Professor Ferguson notes a number of benefits from this use of big data, such as improved accuracy in Terry stops; the ability to use big data to allay suspicions and thus avoid an intrusive police/citizen encounter; and greater accountability for police actions. He also discusses the obvious dangers of widespread use of this data: the data may not be accurate; there will inevitably be false positives; and those who are poor or disenfranchised may be overrepresented in the “criminal propensity” data sets. Indeed, the entire idea of police making decisions about whom to stop based on a science that predicts future criminal activity has a dystopian science fiction feel to it. Professor Ferguson suggests some changes to both to legal doctrine and in how we collect and use big data in order to alleviate these concerns. He also notes that the “old-fashioned” method of relying on individual police officer’s observations–and unavoidably biased interpretations of those observations–is hardly a perfect system.
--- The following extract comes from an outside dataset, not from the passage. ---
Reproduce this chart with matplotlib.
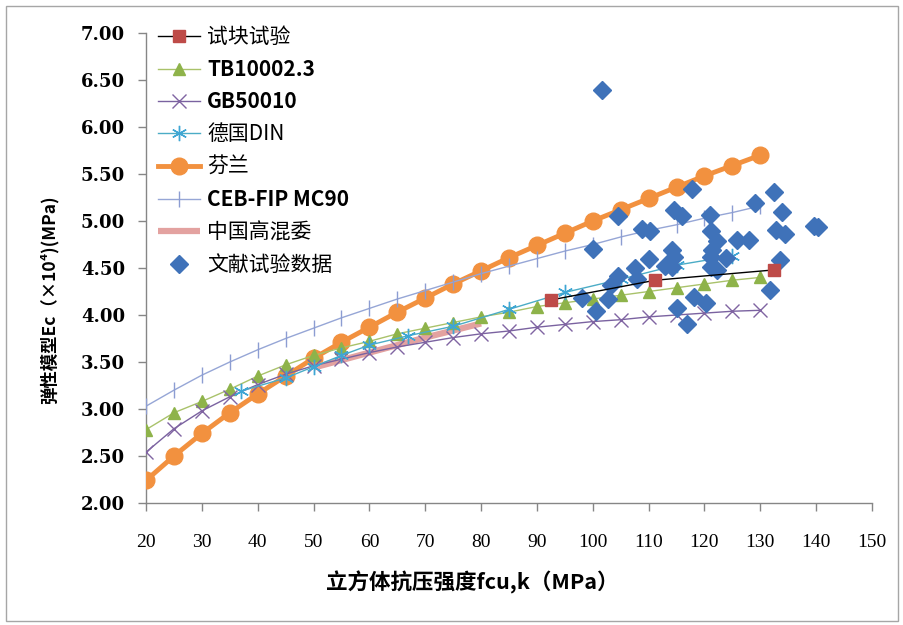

Other articles have begun to apply big data concepts to other aspects of the criminal justice system, such as parole decisions, analyzing criminal court rulings, and jury selection. But there are still more applications that have yet to be explored. What is the impact when police use big data analysis in search warrant application? What about prosecutors and defense attorneys predicting flight risks during bail hearings? What about judges predicting future dangerousness during sentencing hearings? And what about the criminal trial itself? The rules of Evidence allow a defendant to bring in opinion and reputation evidence to show that they are not the “type” of person who would have committed the crime in question; why not allow him to bring in far more accurate evidence based on big data about his unlikeliness to have committed the crime? The courts, no doubt, will be slow to accept this kind of information, and slower still to craft sensible rules for how to deal with it, but there is little doubt that the change will come.